DATASET ENTRIES:
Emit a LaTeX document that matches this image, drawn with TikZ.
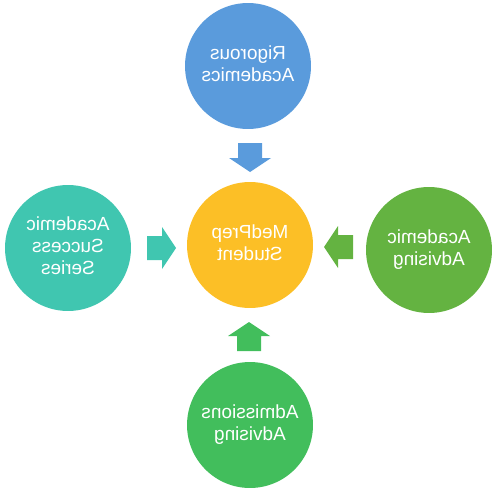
\documentclass[tikz,border=0pt]{standalone}
\usepackage{fontspec}
\setmainfont{Liberation Sans}
\definecolor{cblue}{HTML}{5A9BDC}
\definecolor{cyellow}{HTML}{FCBF26}
\definecolor{cteal}{HTML}{40C6B0}
\definecolor{cgreenR}{HTML}{64B341}
\definecolor{cgreenB}{HTML}{42BE5C}
\tikzset{
  bubble/.style={circle, minimum size=2.52cm, inner sep=0pt, text=white,
    font=\fontsize{10.8}{12.6}\selectfont, align=center},
  pics/blockarrow/.style={code={
    \fill[#1] (-14,-12) -- (1,-12) -- (1,-21) -- (15,0) -- (1,21) -- (1,12) -- (-14,12) -- cycle;
  }}
}
\newcommand{\mirtext}[1]{\reflectbox{\begin{tabular}{@{}c@{}}#1\end{tabular}}}
\begin{document}
\begin{tikzpicture}[x=0.02cm,y=-0.02cm]
\useasboundingbox (0,0) rectangle (500,500);
\node[bubble, fill=cblue] (top) at (248,66) {\mirtext{Rigorous\\Academics}};
\node[bubble, fill=cyellow] (mid) at (250,245) {\mirtext{MedPrep\\Student}};
\node[bubble, fill=cteal] (left) at (68,248) {\mirtext{Academic\\Success\\Series}};
\node[bubble, fill=cgreenR] (right) at (429,250) {\mirtext{Academic\\Advising}};
\node[bubble, fill=cgreenB] (bot) at (250,425) {\mirtext{Admissions\\Advising}};
\pic[rotate=-90] at (250,157) {blockarrow=cblue};
\pic at (161,248) {blockarrow=cteal};
\pic[rotate=180] at (339,247) {blockarrow=cgreenR};
\pic[rotate=90] at (249,337) {blockarrow=cgreenB};
\end{tikzpicture}
\end{document}
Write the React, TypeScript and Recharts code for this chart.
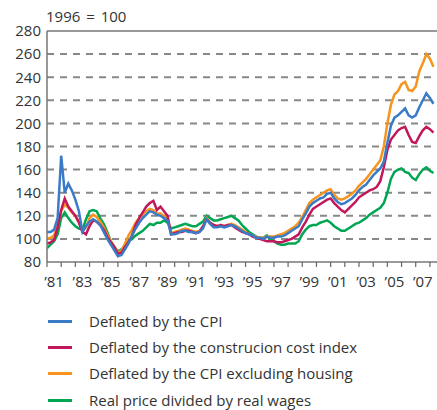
import { LineChart, Line, XAxis, YAxis, ReferenceLine } from "recharts";

// quarterly observations, index 0 = 1981 Q1
const START_YEAR = 1981;
const cpi = [
  106, 106, 108, 118, 172, 140, 148, 142, 134, 124, 106, 111, 115, 117, 115, 112,
  106, 100, 95, 90, 85, 86, 91, 96, 103, 109, 114, 118, 121, 124, 123, 121,
  120, 118, 116, 104, 104, 105, 107, 107, 106, 106, 105, 106, 109, 117, 113, 110,
  110, 111, 110, 111, 112, 111, 109, 107, 105, 104, 103, 101, 101, 100, 102, 101,
  101, 102, 102, 103, 105, 107, 109, 111, 117, 122, 128, 131, 133, 135, 136, 139,
  140, 135, 132, 130, 131, 133, 135, 138, 142, 145, 147, 151, 155, 158, 161, 167,
  183, 198, 205, 207, 210, 213, 207, 205, 207, 214, 220, 226, 222, 217,
];
const construction = [
  96, 97, 99, 110, 125, 135, 128, 124, 120, 114, 106, 104, 111, 116, 115, 112,
  108, 102, 97, 93, 87, 88, 93, 97, 103, 112, 118, 123, 128, 131, 133, 125,
  128, 124, 120, 104, 105, 106, 106, 107, 107, 106, 105, 106, 111, 117, 114, 112,
  111, 112, 111, 112, 112, 110, 108, 106, 105, 104, 102, 101, 100, 99, 98, 98,
  98, 97, 97, 98, 99, 100, 102, 104, 110, 115, 121, 126, 128, 130, 132, 134,
  135, 131, 128, 125, 123, 126, 129, 132, 136, 138, 140, 142, 143, 145, 150, 162,
  177, 186, 190, 194, 196, 197, 190, 184, 183, 189, 194, 197, 195, 192,
];
const cpiExHousing = [
  100, 101, 103, 112, 124, 130, 127, 123, 120, 115, 107, 110, 118, 121, 119, 115,
  110, 104, 98, 93, 88, 90, 96, 103, 108, 114, 118, 121, 124, 126, 125, 122,
  122, 120, 117, 105, 106, 107, 108, 109, 108, 107, 106, 107, 110, 118, 114, 112,
  111, 112, 111, 112, 113, 112, 110, 108, 106, 104, 103, 102, 101, 101, 102, 102,
  102, 103, 104, 105, 107, 109, 111, 114, 119, 125, 131, 134, 136, 138, 140, 142,
  143, 138, 135, 134, 135, 137, 139, 142, 146, 149, 152, 156, 160, 164, 168, 180,
  200, 216, 225, 228, 234, 236, 229, 228, 232, 245, 252, 260, 256, 249,
];
const wages = [
  92, 95, 98, 104, 118, 123, 118, 114, 111, 109, 108, 117, 124, 125, 124, 118,
  113, 106, 98, 93, 89, 91, 94, 98, 100, 103, 105, 107, 110, 113, 112, 114,
  114, 116, 114, 109, 110, 111, 112, 113, 112, 111, 111, 113, 115, 120, 118, 116,
  116, 117, 118, 119, 120, 118, 116, 112, 109, 106, 104, 102, 101, 101, 103, 99,
  98, 96, 95, 95, 96, 96, 96, 98, 104, 108, 111, 112, 112, 114, 115, 116,
  114, 111, 109, 107, 107, 109, 111, 113, 114, 116, 118, 121, 123, 125, 127, 131,
  140, 152, 158, 160, 161, 158, 157, 153, 151, 156, 160, 162, 159, 157,
];

const yTicks = [80, 100, 120, 140, 160, 180, 200, 220, 240, 260, 280];
const gridValues = [100, 120, 140, 160, 180, 200, 220, 240, 260];
const yearTicks = [
  1981, 1982, 1983, 1984, 1985, 1986, 1987, 1988, 1989, 1990, 1991, 1992, 1993, 1994,
  1995, 1996, 1997, 1998, 1999, 2000, 2001, 2002, 2003, 2004, 2005, 2006, 2007, 2008,
];

const series = [
  { key: "cpi", name: "Deflated by the CPI", color: "#3a7bc8" },
  { key: "construction", name: "Deflated by the construcion cost index", color: "#c2185b" },
  { key: "cpiExHousing", name: "Deflated by the CPI excluding housing", color: "#f7941d" },
  { key: "wages", name: "Real price divided by real wages", color: "#00a651" },
];

const data = cpi.map((v, i) => ({
  t: START_YEAR + i / 4,
  cpi: v,
  construction: construction[i],
  cpiExHousing: cpiExHousing[i],
  wages: wages[i],
}));

const FONT = "'Open Sans', sans-serif";
const PX_PER_YEAR = 390 / 27.5;

const YearTick = (props: any) => {
  const { x, y, payload } = props;
  const yr = payload.value as number;
  return (
    <g>
      <line x1={x} y1={y} x2={x} y2={y + 5} stroke="#666" strokeWidth={1.2} />
      {yr % 2 === 1 && yr < 2008 && (
        <text x={x + PX_PER_YEAR / 2} y={y + 25} textAnchor="middle" fontSize={15} fill="#333" fontFamily={FONT}>
          {"\u2019" + String(yr).slice(2)}
        </text>
      )}
    </g>
  );
};

export default function App() {
  return (
    <div style={{ position: "absolute", left: 0, top: 0, width: 437, height: 410, background: "#fff", fontFamily: FONT }}>
      <div style={{ position: "absolute", left: 46, top: 6, fontSize: 15, color: "#333", wordSpacing: 2 }}>1996 = 100</div>
      <LineChart width={437} height={300} data={data} margin={{ top: 31, right: 0, bottom: 0, left: 0 }}>
        <XAxis
          dataKey="t"
          type="number"
          domain={[1981, 2008.5]}
          ticks={yearTicks}
          interval={0}
          height={38}
          stroke="#777"
          strokeWidth={1.5}
          tickLine={false}
          tickSize={0}
          tickMargin={0}
          tick={<YearTick />}
          allowDataOverflow
        />
        <YAxis
          domain={[80, 280]}
          ticks={yTicks}
          interval={0}
          width={47}
          stroke="#777"
          strokeWidth={1.5}
          tickLine={false}
          tickSize={5}
          tickMargin={1}
          tick={{ fontSize: 15, fill: "#333", fontFamily: FONT }}
        />
        {gridValues.map((g) => (
          <ReferenceLine key={g} y={g} stroke="#888" strokeWidth={2} strokeDasharray="7 6" />
        ))}
        <ReferenceLine y={280} stroke="#777" strokeWidth={1.5} />
        {[...series].reverse().map((s) => (
          <Line
            key={s.key}
            dataKey={s.key}
            type="linear"
            stroke={s.color}
            strokeWidth={2.5}
            dot={false}
            isAnimationActive={false}
          />
        ))}
      </LineChart>
      <div style={{ position: "absolute", left: 48, top: 308 }}>
        {series.map((s) => (
          <div key={s.key} style={{ display: "flex", alignItems: "center", height: 26.3 }}>
            <div style={{ width: 24, height: 3, background: s.color, marginRight: 17 }} />
            <span style={{ fontSize: 15, lineHeight: 1, color: "#333" }}>{s.name}</span>
          </div>
        ))}
      </div>
    </div>
  );
}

PROBLEM: Exactly as they stand, quote the lines beginning with the one that contains "Write the React, TypeScript" and ending with the one that contains "XAxis, YAxis, ReferenceLine", with no pictures.

THE REPLY:
Write the React, TypeScript and Recharts code for this chart.
import { LineChart, Line, XAxis, YAxis, ReferenceLine } from "recharts";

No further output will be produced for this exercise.